Every year, Ash Wednesday comes around, and the first thing most people think about is what they’re going to give up for Lent. It usually ends up being the same list: candy, soda, fast food, or social media. Those things aren’t bad choices, but sometimes the tradition can start to feel automatic, almost like a yearly routine instead of something meaningful.
Lent was never meant to be about picking a random snack to avoid for forty days. It’s supposed to be a reset. A quiet pause in the middle of a busy life. A time to look at yourself honestly and ask, “What is actually getting in the way of who I want to be?”
Sometimes that answer isn’t chocolate or the bag of chips staring back at you. Sometimes it’s the habit of overthinking everything. Sometimes it’s the way you talk about yourself in your own head. It could be holding onto anger, comparing your life to other people’s, or always putting things off until the last minute. Those are harder things to give up because they’re not objects. They’re patterns.
But maybe that’s the point.
What if Lent wasn’t just about removing something easy or difficult, but about letting go of something that quietly weighs on you? What if instead of giving up junk food, you gave up self-doubt? Instead of deleting one app, you gave up the habit of checking your phone the second you feel uncomfortable or bored. Instead of focusing on what you can’t have, you focused on who you could become.

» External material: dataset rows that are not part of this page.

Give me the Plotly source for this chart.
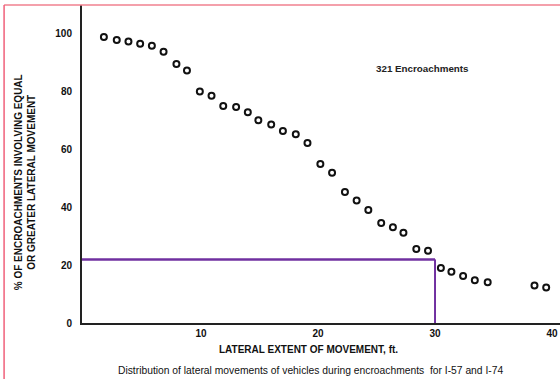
import plotly.graph_objects as go

# Data
lateral_ft = [1.7, 2.8, 3.8, 4.8, 5.8, 6.8, 7.9, 8.8, 9.9, 10.9, 11.9, 13.0, 14.0, 14.9,
              16.0, 17.0, 18.1, 19.1, 20.2, 21.2, 22.3, 23.3, 24.3, 25.4, 26.4, 27.3,
              28.4, 29.4, 30.5, 31.4, 32.4, 33.4, 34.5, 38.5, 39.5]
pct_equal_or_greater = [98.9, 97.9, 97.4, 96.6, 95.9, 93.8, 89.6, 87.3, 80.1, 78.6, 75.1,
                        74.7, 72.9, 70.1, 68.7, 66.4, 65.3, 62.3, 55.0, 52.0, 45.3, 42.4,
                        39.1, 34.6, 33.1, 31.2, 25.6, 25.0, 19.0, 17.7, 16.3, 14.8, 14.1,
                        13.0, 12.3]
x_ticks = [10, 20, 30, 40]
y_ticks = [0, 20, 40, 60, 80, 100]
ref_x = 30
ref_y = 22
note_text = "321 Encroachments"

FONT = "Arial, Liberation Sans, sans-serif"

fig = go.Figure()
fig.add_trace(go.Scatter(
    x=lateral_ft, y=pct_equal_or_greater, mode="markers",
    marker=dict(symbol="circle-open", size=6, color="#111111",
                line=dict(width=2, color="#111111")),
    showlegend=False, hoverinfo="x+y"))

# purple reference lines
fig.add_shape(type="line", xref="x", yref="y", x0=-0.2, x1=ref_x, y0=ref_y, y1=ref_y,
              line=dict(color="#7030A0", width=2.5))
fig.add_shape(type="line", xref="x", yref="y", x0=ref_x, x1=ref_x, y0=0, y1=ref_y,
              line=dict(color="#7030A0", width=2))

# pink page border
fig.add_shape(type="line", xref="paper", yref="paper", x0=-0.163, x1=1.0, y0=1.0, y1=1.0,
              line=dict(color="#F0808F", width=1.5), layer="above")
fig.add_shape(type="line", xref="paper", yref="paper", x0=-0.163, x1=-0.163, y0=1.0, y1=-0.18,
              line=dict(color="#F0607A", width=1.5), layer="above")

fig.add_annotation(x=28.9, y=87.9, xref="x", yref="y", text=f"<b>{note_text}</b>", showarrow=False,
                   xanchor="center", yanchor="middle",
                   font=dict(family=FONT, size=9.8, color="#222222"))
fig.add_annotation(x=0.473, y=-0.082, xref="paper", yref="paper",
                   xanchor="center", yanchor="middle",
                   text="<b>LATERAL EXTENT OF MOVEMENT, ft.</b>", showarrow=False,
                   font=dict(family=FONT, size=10, color="#111111"))
fig.add_annotation(x=0.477, y=-0.148, xref="paper", yref="paper",
                   xanchor="center", yanchor="middle",
                   text="Distribution of lateral movements of vehicles during encroachments  for I-57 and I-74",
                   showarrow=False, font=dict(family=FONT, size=10.3, color="#111111"))
fig.add_annotation(x=-0.119, y=0.443, xref="paper", yref="paper", textangle=-90,
                   xanchor="center", yanchor="middle",
                   text="<b>% OF ENCROACHMENTS INVOLVING EQUAL<br>OR GREATER LATERAL MOVEMENT</b>",
                   showarrow=False, font=dict(family=FONT, size=10, color="#111111"))

fig.update_xaxes(range=[-0.17, 40.68], tickvals=x_ticks, ticktext=[f"<b>{t}</b>" for t in x_ticks],
                 showgrid=False, zeroline=False, showline=True, linewidth=2, linecolor="#222222",
                 ticks="", ticklabelstandoff=0,
                 tickfont=dict(family=FONT, size=10, color="#111111"))
fig.update_yaxes(range=[0, 110], tickvals=y_ticks, ticktext=[f"<b>{t}</b>" for t in y_ticks],
                 showgrid=False, zeroline=False, showline=True, linewidth=2, linecolor="#222222",
                 ticks="", ticklabelstandoff=6,
                 tickfont=dict(family=FONT, size=10, color="#111111"))

fig.update_layout(width=560, height=379, margin=dict(l=82, r=0, t=5, b=56),
                  plot_bgcolor="white", paper_bgcolor="white", showlegend=False)

fig.write_html("out.html", config={"displayModeBar": False},
               post_script="document.body.style.margin='0';")
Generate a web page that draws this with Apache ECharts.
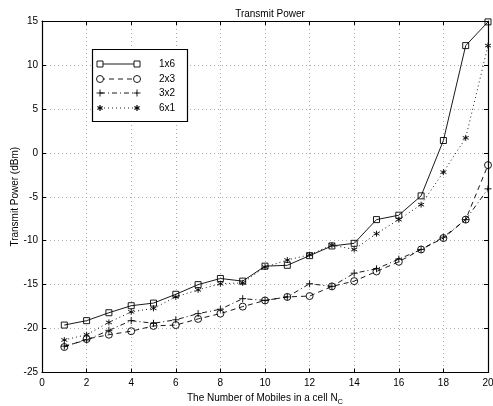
<!DOCTYPE html>
<html><head><meta charset="utf-8">
<script src="https://cdn.jsdelivr.net/npm/echarts@6/dist/echarts.min.js"></script>
<style>html,body{margin:0;padding:0;background:#fff}#c{width:493px;height:406px}</style>
</head><body><div id="c"></div>
<script>
const categories = [1,2,3,4,5,6,7,8,9,10,11,12,13,14,15,16,17,18,19,20];
const s1x6 = [-19.6,-19.1,-18.2,-17.4,-17.1,-16.1,-15.0,-14.3,-14.6,-12.9,-12.8,-11.7,-10.6,-10.3,-7.6,-7.1,-4.9,1.4,12.2,14.9];
const s2x3 = [-22.1,-21.2,-20.7,-20.3,-19.7,-19.6,-18.9,-18.3,-17.5,-16.8,-16.4,-16.3,-15.2,-14.6,-13.5,-12.4,-11.0,-9.7,-7.6,-1.4];
const s3x2 = [-22.0,-21.3,-20.2,-19.1,-19.4,-19.0,-18.3,-17.8,-16.6,-16.8,-16.4,-14.9,-15.2,-13.7,-13.2,-12.1,-11.0,-9.6,-7.6,-4.1];
const s6x1 = [-21.3,-20.7,-19.3,-18.1,-17.7,-16.4,-15.6,-14.9,-14.8,-13.0,-12.2,-11.6,-10.5,-11.0,-9.2,-7.6,-5.9,-2.2,1.7,12.2];
const seriesNames = ['1x6','2x3','3x2','6x1'];
const xTicks = [0,2,4,6,8,10,12,14,16,18,20];
const yTicks = [-25,-20,-15,-10,-5,0,5,10,15];

const FONT = 'Liberation Sans, Arial, sans-serif';
const FS = 10;
const star = 'path://M0,-5L0,5M-4.33,-2.5L4.33,2.5M-4.33,2.5L4.33,-2.5';
const plus = 'path://M-5,0L5,0M0,-5L0,5';
const pair = arr => categories.map((c,i)=>[c,arr[i]]);

const chart = echarts.init(document.getElementById('c'), null, {renderer:'canvas'});
const axisCommon = {
  min: 0, max: 20, interval: 2, type: 'value'
};
function mk(name, data, lineType, symbol, size, fillWhite) {
  return {
    name, type:'line', data: pair(data), xAxisIndex:0, yAxisIndex:0,
    symbol, symbolSize: size, showSymbol:true,
    lineStyle:{color:'#000', width:0.9, type: lineType},
    itemStyle:{color: fillWhite ? 'rgba(255,255,255,0)' : '#000', borderColor:'#000', borderWidth:0.9},
    emphasis:{disabled:true}, animation:false, z:3
  };
}
// legend graphic
const lgX = 92, lgY = 49, lgW = 95, lgH = 72;
const rows = [64, 79, 93, 108];
const legendEls = [{type:'rect', shape:{x:lgX+0.5,y:lgY+0.5,width:lgW,height:lgH}, style:{fill:'#fff',stroke:'#000',lineWidth:1.2}, z:10}];
const dashes = [null, [5,4], [5,3,1,3], [1,3]];
const ln = (x1,y1,x2,y2,w) => ({type:'line', shape:{x1,y1,x2,y2}, style:{stroke:'#000',lineWidth:w||0.9}, z:12});
rows.forEach((y,i)=>{
  legendEls.push({type:'line', shape:{x1:100,y1:y,x2:137,y2:y}, style:{stroke:'#000',lineWidth:0.9,lineDash:dashes[i]}, z:11});
  [100,137].forEach(x=>{
    if(i===0) legendEls.push({type:'rect', shape:{x:x-3,y:y-3,width:6,height:6}, style:{fill:'#fff',stroke:'#000',lineWidth:0.9}, z:12});
    if(i===1) legendEls.push({type:'circle', shape:{cx:x,cy:y,r:3.5}, style:{fill:'#fff',stroke:'#000',lineWidth:0.9}, z:12});
    if(i===2) legendEls.push(ln(x-3.5,y,x+3.5,y), ln(x,y-3.5,x,y+3.5));
    if(i===3) legendEls.push(ln(x,y-3,x,y+3,1.2), ln(x-2.6,y-1.5,x+2.6,y+1.5,1.2), ln(x-2.6,y+1.5,x+2.6,y-1.5,1.2));
  });
  legendEls.push({type:'text', style:{text:seriesNames[i], x:159, y:y, textVerticalAlign:'middle', font:FS+'px '+FONT, fill:'#000'}, z:12});
});

const tickStyle = {show:true,inside:true,length:4,lineStyle:{color:'#000',width:1}};
const lineStyleAx = {show:true,onZero:false,lineStyle:{color:'#000',width:1.2}};
chart.setOption({
  animation:false,
  backgroundColor:'#fff',
  title:{text:'Transmit Power', left:265, top:4, textAlign:'center', textStyle:{fontFamily:FONT,fontSize:FS,fontWeight:'normal',color:'#000'}},
  grid:{left:42, right:5, top:21, bottom:33.5, show:false, containLabel:false, outerBoundsMode:'none'},
  xAxis:[
    Object.assign({}, axisCommon, {position:'bottom',
      name:'The Number of Mobiles in a cell N{sub|C}', nameLocation:'middle', nameGap:19, nameMoveOverlap:false,
      nameTextStyle:{fontFamily:FONT,fontSize:FS,color:'#000',rich:{sub:{fontFamily:FONT,fontSize:7.5,verticalAlign:'bottom',padding:[6,0,0,0]}}},
      axisLine:lineStyleAx, axisTick:tickStyle,
      axisLabel:{fontFamily:FONT,fontSize:FS,color:'#000',margin:6},
      splitLine:{show:true,lineStyle:{color:'#999',type:[1,3],width:0.8}}}),
    Object.assign({}, axisCommon, {position:'top',
      axisLine:lineStyleAx, axisTick:tickStyle,
      axisLabel:{show:false}, splitLine:{show:false}})
  ],
  yAxis:[
    {type:'value', min:-25, max:15, interval:5, position:'left',
      name:'Transmit Power (dBm)', nameLocation:'middle', nameGap:22, nameRotate:90, nameMoveOverlap:false,
      nameTextStyle:{fontFamily:FONT,fontSize:FS,color:'#000'},
      axisLine:lineStyleAx, axisTick:tickStyle,
      axisLabel:{fontFamily:FONT,fontSize:FS,color:'#000',margin:4},
      splitLine:{show:true,lineStyle:{color:'#999',type:[1,3],width:0.8}}},
    {type:'value', min:-25, max:15, interval:5, position:'right',
      axisLine:lineStyleAx, axisTick:tickStyle,
      axisLabel:{show:false}, splitLine:{show:false}}
  ],
  series:[
    mk('1x6', s1x6, 'solid', 'rect', 6, true),
    mk('2x3', s2x3, [5,4], 'circle', 7, true),
    mk('3x2', s3x2, [5,3,1,3], plus, 7, false),
    mk('6x1', s6x1, [1,3], star, 6, false)
  ],
  graphic: legendEls
});
</script></body></html>
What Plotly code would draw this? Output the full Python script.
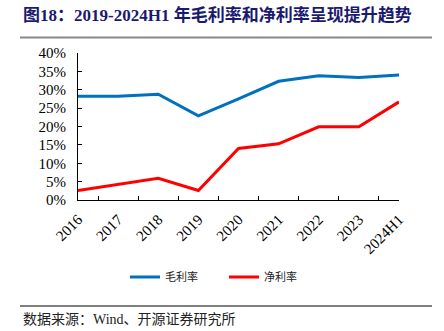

Ash Wednesday is quiet. There are no decorations or celebrations. Just a small cross of ashes on the forehead and a simple reminder that life is fragile and time is limited. It is not meant to scare you. It’s meant to wake you up a little, to remind you that your days matter and how you spend them matters too.
Even for someone who isn’t Catholic, the idea behind Lent can still feel powerful. Forty days is enough time to remove an unhealthy habit, change a mindset, or let go of something that no longer serves you. It becomes less about religion and more about intention, about choosing growth on purpose.
Maybe this year, the question isn’t “What should I give up?”
Maybe the question is, “What part of me is ready to change?”